- _What is expected_
In the records below, reproduce exactly the lines from the one containing "Write the React, TypeScript" through the one containing "const btdc31 = [13.4, 12.9, 12.25, 11.38, 10.8, 9.45];", both included, and omit the pictures.

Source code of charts
——————
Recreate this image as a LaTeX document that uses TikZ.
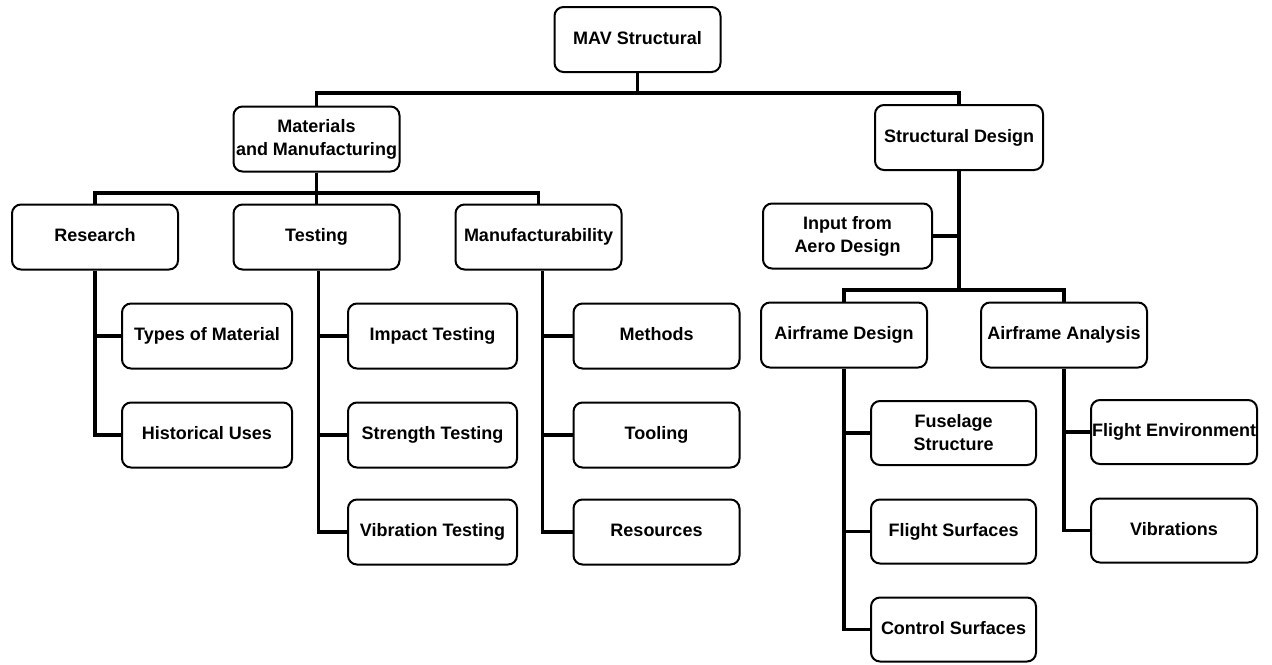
\documentclass[tikz,border=0pt]{standalone}
\usepackage{fontspec}
\setmainfont{Liberation Sans}
\begin{document}
\begin{tikzpicture}[x=0.5pt,y=-0.5pt,
  box/.style={draw, rounded corners=4.5pt, line width=1pt, minimum width=83pt, minimum height=32.5pt,
    inner sep=0pt, align=center, font=\bfseries\fontsize{9}{11.5}\selectfont},
  one/.style={text height=6.6pt, text depth=1.9pt},
  conn/.style={line width=1.6pt}]
\useasboundingbox (0,0) rectangle (1272,664);
% level 0/1
\node[box,one] (mav) at (637.5,39.5) {MAV Structural};
\node[box] (mat) at (316.5,139) {Materials\\and Manufacturing};
\node[box,one, minimum width=84pt] (sd) at (959,137.5) {Structural Design};
% level 2 left
\node[box,one] (res) at (95,237) {Research};
\node[box,one] (tes) at (316.5,237) {Testing};
\node[box,one] (man) at (538.5,237) {Manufacturability};
% level 3 left
\node[box,one, minimum width=85pt] (types) at (207,336) {Types of Material};
\node[box,one, minimum width=85pt] (hist) at (207,435) {Historical Uses};
\node[box,one, minimum width=84.5pt] (imp) at (432.5,336) {Impact Testing};
\node[box,one, minimum width=84.5pt] (str) at (432.5,435) {Strength Testing};
\node[box,one, minimum width=84.5pt] (vib) at (432.5,532) {Vibration Testing};
\node[box,one] (meth) at (656.5,336) {Methods};
\node[box,one] (tool) at (656.5,435) {Tooling};
\node[box,one] (reso) at (656.5,532) {Resources};
% right side
\node[box, minimum width=84.5pt] (inp) at (847.5,236) {Input from\\Aero Design};
\node[box,one] (ad) at (844,335) {Airframe Design};
\node[box,one] (aa) at (1064,335) {Airframe Analysis};
\node[box, minimum width=82.5pt, minimum height=32pt] (fus) at (953.5,433) {Fuselage\\Structure};
\node[box,one, minimum width=82.5pt, minimum height=32pt] (fs) at (953.5,531.5) {Flight Surfaces};
\node[box,one, minimum width=82.5pt, minimum height=32pt] (cs) at (953.5,629.5) {Control Surfaces};
\node[box,one, minimum height=32pt] (fe) at (1174,432) {Flight Environment};
\node[box,one, minimum height=32pt] (vibs) at (1174,530.5) {Vibrations};
% bars
\coordinate (bar1) at (0,93);
\coordinate (bar2) at (0,193);
\coordinate (bar3) at (0,290);
\draw[conn] (mav.south) -- (mav.south |- bar1);
\draw[conn] (mat.north) |- (bar1 -| sd.north) -- (sd.north);
\draw[conn] (mat.south) -- (mat.south |- bar2);
\draw[conn] (res.north) |- (bar2 -| man.north) -- (man.north);
\draw[conn] (tes.north) -- (tes.north |- bar2);
% left children
\draw[conn] (res.south) |- (hist.west);
\draw[conn] (res.south |- types.west) -- (types.west);
\draw[conn] ([xshift=1pt]tes.south) |- (vib.west);
\draw[conn] ([xshift=1pt]tes.south |- imp.west) -- (imp.west);
\draw[conn] ([xshift=1pt]tes.south |- str.west) -- (str.west);
\draw[conn] ([xshift=2pt]man.south) |- (reso.west);
\draw[conn] ([xshift=2pt]man.south |- meth.west) -- (meth.west);
\draw[conn] ([xshift=2pt]man.south |- tool.west) -- (tool.west);
% right children
\draw[conn] (sd.south) -- (sd.south |- bar3);
\draw[conn] (ad.north) |- (bar3 -| aa.north) -- (aa.north);
\draw[conn] (inp.east) -- (inp.east -| sd.south);
\draw[conn] (ad.south) |- (cs.west);
\draw[conn] (ad.south |- fus.west) -- (fus.west);
\draw[conn] (ad.south |- fs.west) -- (fs.west);
\draw[conn] (aa.south) |- (vibs.west);
\draw[conn] (aa.south |- fe.west) -- (fe.west);
\end{tikzpicture}
\end{document}
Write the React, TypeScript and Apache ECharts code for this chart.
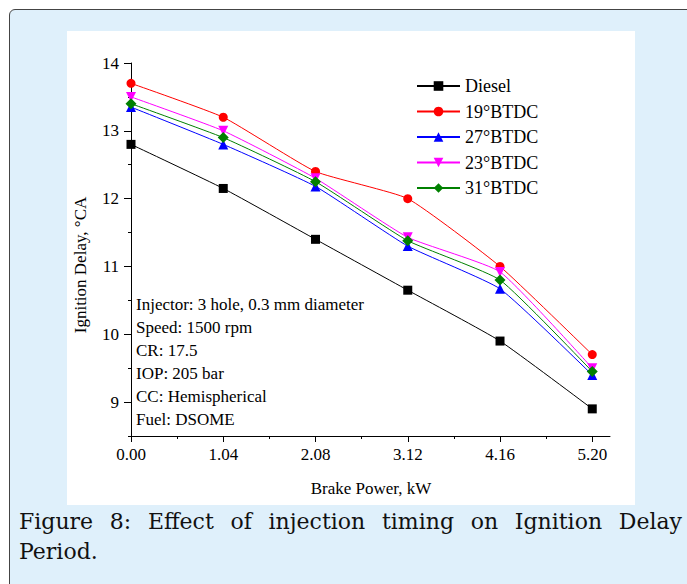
import React, { useEffect, useRef } from "react";
import * as echarts from "echarts";

const power = [0, 1.04, 2.08, 3.12, 4.16, 5.2];
const minorX = [0.52, 1.56, 2.6, 3.64, 4.68];
const yMajor = [9, 10, 11, 12, 13, 14];
const yMinor = [8.5, 9.5, 10.5, 11.5, 12.5, 13.5];

const diesel = [12.8, 12.15, 11.4, 10.65, 9.9, 8.9];
const btdc19 = [13.7, 13.2, 12.4, 12.0, 11.0, 9.7];
const btdc27 = [13.35, 12.8, 12.18, 11.3, 10.67, 9.4];
const btdc23 = [13.5, 13.0, 12.3, 11.43, 10.92, 9.5];
const btdc31 = [13.4, 12.9, 12.25, 11.38, 10.8, 9.45];

const seriesNames = ["Diesel", "19°BTDC", "27°BTDC", "23°BTDC", "31°BTDC"];
const seriesValues = [diesel, btdc19, btdc27, btdc23, btdc31];
const seriesColors = ["#000000", "#ff0000", "#0000ff", "#ff00ff", "#008000"];
const seriesSymbols = ["rect", "circle", "triangle", "triangle", "diamond"];
const seriesRotate = [0, 0, 0, 180, 0];
const seriesSizes = [9, 9, 10, 10, 11];

const notes = [
  "Injector: 3 hole, 0.3 mm diameter",
  "Speed: 1500 rpm",
  "CR: 17.5",
  "IOP: 205 bar",
  "CC: Hemispherical",
  "Fuel: DSOME",
];

const FONT = "'Liberation Serif', 'Times New Roman', serif";

export default function App() {
  const ref = useRef<HTMLDivElement>(null);
  useEffect(() => {
    if (!ref.current) return;
    const chart = echarts.init(ref.current, null, { renderer: "svg" });
    const gridLeft = 64;
    const gridTop = 32;
    const gridW = 479;
    const gridH = 373;
    const axisBase = {
      type: "value" as const,
      splitLine: { show: false },
    };
    chart.setOption({
      animation: false,
      backgroundColor: "transparent",
      grid: { left: gridLeft, top: gridTop, width: gridW, height: gridH, containLabel: false },
      xAxis: [
        {
          ...axisBase,
          min: 0,
          max: 5.4,
          position: "bottom",
          axisLine: { show: true, lineStyle: { color: "#000", width: 1 } },
          axisTick: { show: true, customValues: power, length: 6, lineStyle: { color: "#000" } },
          axisLabel: {
            customValues: power,
            formatter: (v: number) => (power.some((p) => Math.abs(p - v) < 1e-6) ? v.toFixed(2) : ""),
            fontFamily: FONT,
            fontSize: 17,
            color: "#000",
            margin: 10,
          },
        },
        {
          ...axisBase,
          min: 0,
          max: 5.4,
          position: "bottom",
          axisLine: { show: false },
          axisTick: { show: true, customValues: minorX, length: 3, lineStyle: { color: "#000" } },
          axisLabel: { show: false },
        },
      ],
      yAxis: [
        {
          ...axisBase,
          min: 8.5,
          max: 14,
          position: "left",
          axisLine: { show: true, lineStyle: { color: "#000", width: 1 } },
          axisTick: { show: true, customValues: yMajor, length: 7, lineStyle: { color: "#000" } },
          axisLabel: {
            customValues: yMajor,
            formatter: (v: number) => (yMajor.some((p) => Math.abs(p - v) < 1e-6) ? String(v) : ""),
            fontFamily: FONT,
            fontSize: 17,
            color: "#000",
            margin: 12,
          },
        },
        {
          ...axisBase,
          min: 8.5,
          max: 14,
          position: "left",
          axisLine: { show: false },
          axisTick: { show: true, customValues: yMinor, length: 3, lineStyle: { color: "#000" } },
          axisLabel: { show: false },
        },
      ],
      legend: {
        orient: "vertical",
        left: 344,
        top: 41,
        itemWidth: 43,
        itemHeight: 12,
        itemGap: 7.5,
        data: seriesNames,
        textStyle: { fontFamily: FONT, fontSize: 18, color: "#000" },
      },
      graphic: [
        {
          type: "text",
          left: 69,
          top: 262,
          style: {
            text: notes.join("\n"),
            font: `17px ${FONT}`,
            lineHeight: 23,
            fill: "#000",
          },
        },
        {
          type: "text",
          x: 13,
          y: 234,
          rotation: Math.PI / 2,
          style: {
            text: "Ignition Delay, °CA",
            font: `17px ${FONT}`,
            fill: "#000",
            align: "center",
            verticalAlign: "middle",
          },
        },
        {
          type: "text",
          x: 304,
          y: 457,
          style: {
            text: "Brake Power, kW",
            font: `17px ${FONT}`,
            fill: "#000",
            align: "center",
            verticalAlign: "middle",
          },
        },
      ],
      series: seriesNames.map((name, i) => ({
        name,
        type: "line",
        xAxisIndex: 0,
        yAxisIndex: 0,
        data: power.map((x, j) => [x, seriesValues[i][j]]),
        smooth: 0.15,
        symbol: seriesSymbols[i],
        symbolRotate: seriesRotate[i],
        symbolSize: seriesSizes[i],
        showAllSymbol: true,
        lineStyle: { color: seriesColors[i], width: 1 },
        itemStyle: { color: seriesColors[i] },
      })),
    });
    return () => chart.dispose();
  }, []);

  return (
    <div
      style={{
        position: "fixed",
        left: 9,
        top: 9,
        width: 700,
        height: 600,
        background: "#dff0fb",
        border: "1px solid #444",
        borderRadius: 6,
        boxSizing: "border-box",
      }}
    >
      <div style={{ position: "absolute", left: 57, top: 21, width: 568, height: 474, background: "#fff" }}>
        <div ref={ref} style={{ width: 568, height: 474 }} />
      </div>
      <div
        style={{
          position: "absolute",
          left: 9,
          top: 497,
          width: 663,
          fontFamily: "'DejaVu Serif', serif",
          fontSize: 22,
          lineHeight: "30px",
          textAlign: "justify",
          color: "#111",
        }}
      >
        Figure 8: Effect of injection timing on Ignition Delay Period.
      </div>
    </div>
  );
}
——————
- _Output_
Write the React, TypeScript and Apache ECharts code for this chart.
import React, { useEffect, useRef } from "react";
import * as echarts from "echarts";

const power = [0, 1.04, 2.08, 3.12, 4.16, 5.2];
const minorX = [0.52, 1.56, 2.6, 3.64, 4.68];
const yMajor = [9, 10, 11, 12, 13, 14];
const yMinor = [8.5, 9.5, 10.5, 11.5, 12.5, 13.5];

const diesel = [12.8, 12.15, 11.4, 10.65, 9.9, 8.9];
const btdc19 = [13.7, 13.2, 12.4, 12.0, 11.0, 9.7];
const btdc27 = [13.35, 12.8, 12.18, 11.3, 10.67, 9.4];
const btdc23 = [13.5, 13.0, 12.3, 11.43, 10.92, 9.5];
const btdc31 = [13.4, 12.9, 12.25, 11.38, 10.8, 9.45];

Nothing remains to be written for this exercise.